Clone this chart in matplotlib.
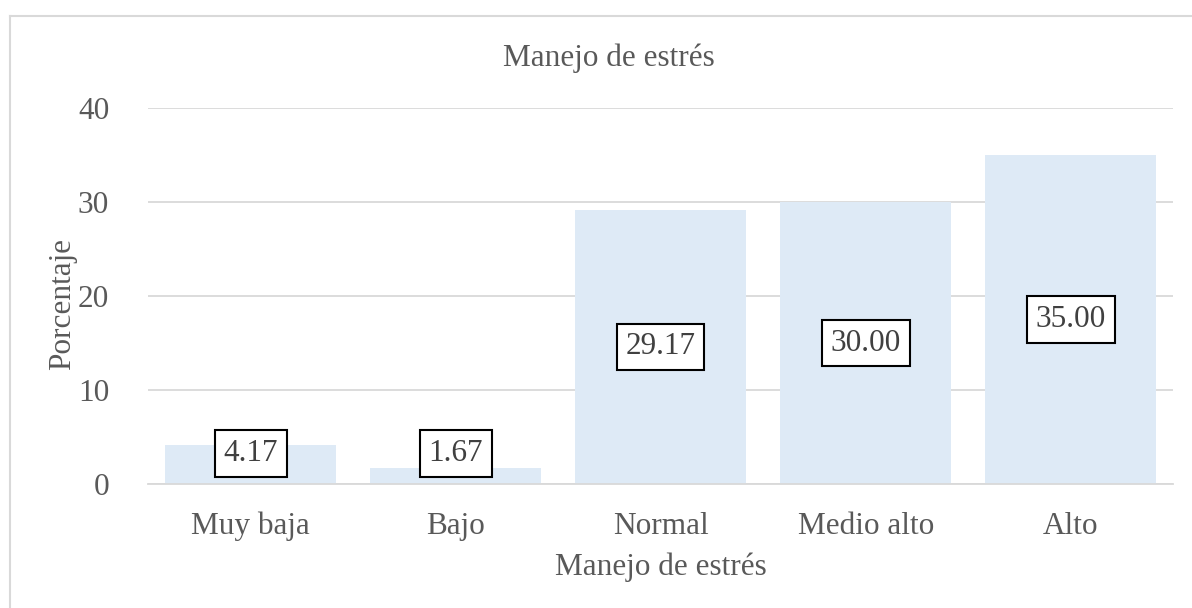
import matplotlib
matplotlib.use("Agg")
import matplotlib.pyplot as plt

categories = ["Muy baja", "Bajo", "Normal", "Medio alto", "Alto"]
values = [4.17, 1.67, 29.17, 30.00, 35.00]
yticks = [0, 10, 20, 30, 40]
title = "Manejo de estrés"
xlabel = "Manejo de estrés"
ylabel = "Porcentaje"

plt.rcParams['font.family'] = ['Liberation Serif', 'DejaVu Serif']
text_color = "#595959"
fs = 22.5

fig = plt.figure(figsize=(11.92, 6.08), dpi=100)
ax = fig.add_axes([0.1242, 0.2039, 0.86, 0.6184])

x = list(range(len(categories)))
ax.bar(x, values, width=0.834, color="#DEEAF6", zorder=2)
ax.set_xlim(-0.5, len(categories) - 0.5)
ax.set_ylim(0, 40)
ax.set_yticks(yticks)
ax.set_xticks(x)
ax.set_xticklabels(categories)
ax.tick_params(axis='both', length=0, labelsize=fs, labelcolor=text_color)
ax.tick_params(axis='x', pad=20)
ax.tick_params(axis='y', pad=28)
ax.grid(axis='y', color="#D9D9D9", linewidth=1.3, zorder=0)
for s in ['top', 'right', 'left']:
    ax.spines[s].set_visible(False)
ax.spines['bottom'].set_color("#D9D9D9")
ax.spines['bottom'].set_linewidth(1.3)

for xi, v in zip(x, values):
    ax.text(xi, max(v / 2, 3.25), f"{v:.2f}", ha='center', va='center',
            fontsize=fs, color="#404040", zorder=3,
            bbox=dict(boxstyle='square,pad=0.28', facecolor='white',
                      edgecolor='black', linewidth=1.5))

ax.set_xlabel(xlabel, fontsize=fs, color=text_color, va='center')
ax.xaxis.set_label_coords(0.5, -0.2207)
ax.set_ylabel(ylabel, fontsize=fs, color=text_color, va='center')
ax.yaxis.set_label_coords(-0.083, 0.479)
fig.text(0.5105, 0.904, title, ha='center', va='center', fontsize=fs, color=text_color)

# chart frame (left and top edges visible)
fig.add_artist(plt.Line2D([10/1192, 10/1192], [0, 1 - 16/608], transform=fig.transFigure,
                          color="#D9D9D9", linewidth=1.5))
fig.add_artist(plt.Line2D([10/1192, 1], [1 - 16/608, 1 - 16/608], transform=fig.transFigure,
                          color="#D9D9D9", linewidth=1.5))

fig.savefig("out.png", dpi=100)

- - -

Goal: Every line above should be returned word for word, with the pictures left behind.

Solved problem:
Clone this chart in matplotlib.
import matplotlib
matplotlib.use("Agg")
import matplotlib.pyplot as plt

categories = ["Muy baja", "Bajo", "Normal", "Medio alto", "Alto"]
values = [4.17, 1.67, 29.17, 30.00, 35.00]
yticks = [0, 10, 20, 30, 40]
title = "Manejo de estrés"
xlabel = "Manejo de estrés"
ylabel = "Porcentaje"

plt.rcParams['font.family'] = ['Liberation Serif', 'DejaVu Serif']
text_color = "#595959"
fs = 22.5

fig = plt.figure(figsize=(11.92, 6.08), dpi=100)
ax = fig.add_axes([0.1242, 0.2039, 0.86, 0.6184])

x = list(range(len(categories)))
ax.bar(x, values, width=0.834, color="#DEEAF6", zorder=2)
ax.set_xlim(-0.5, len(categories) - 0.5)
ax.set_ylim(0, 40)
ax.set_yticks(yticks)
ax.set_xticks(x)
ax.set_xticklabels(categories)
ax.tick_params(axis='both', length=0, labelsize=fs, labelcolor=text_color)
ax.tick_params(axis='x', pad=20)
ax.tick_params(axis='y', pad=28)
ax.grid(axis='y', color="#D9D9D9", linewidth=1.3, zorder=0)
for s in ['top', 'right', 'left']:
    ax.spines[s].set_visible(False)
ax.spines['bottom'].set_color("#D9D9D9")
ax.spines['bottom'].set_linewidth(1.3)

for xi, v in zip(x, values):
    ax.text(xi, max(v / 2, 3.25), f"{v:.2f}", ha='center', va='center',
            fontsize=fs, color="#404040", zorder=3,
            bbox=dict(boxstyle='square,pad=0.28', facecolor='white',
                      edgecolor='black', linewidth=1.5))

ax.set_xlabel(xlabel, fontsize=fs, color=text_color, va='center')
ax.xaxis.set_label_coords(0.5, -0.2207)
ax.set_ylabel(ylabel, fontsize=fs, color=text_color, va='center')
ax.yaxis.set_label_coords(-0.083, 0.479)
fig.text(0.5105, 0.904, title, ha='center', va='center', fontsize=fs, color=text_color)

# chart frame (left and top edges visible)
fig.add_artist(plt.Line2D([10/1192, 10/1192], [0, 1 - 16/608], transform=fig.transFigure,
                          color="#D9D9D9", linewidth=1.5))
fig.add_artist(plt.Line2D([10/1192, 1], [1 - 16/608, 1 - 16/608], transform=fig.transFigure,
                          color="#D9D9D9", linewidth=1.5))

fig.savefig("out.png", dpi=100)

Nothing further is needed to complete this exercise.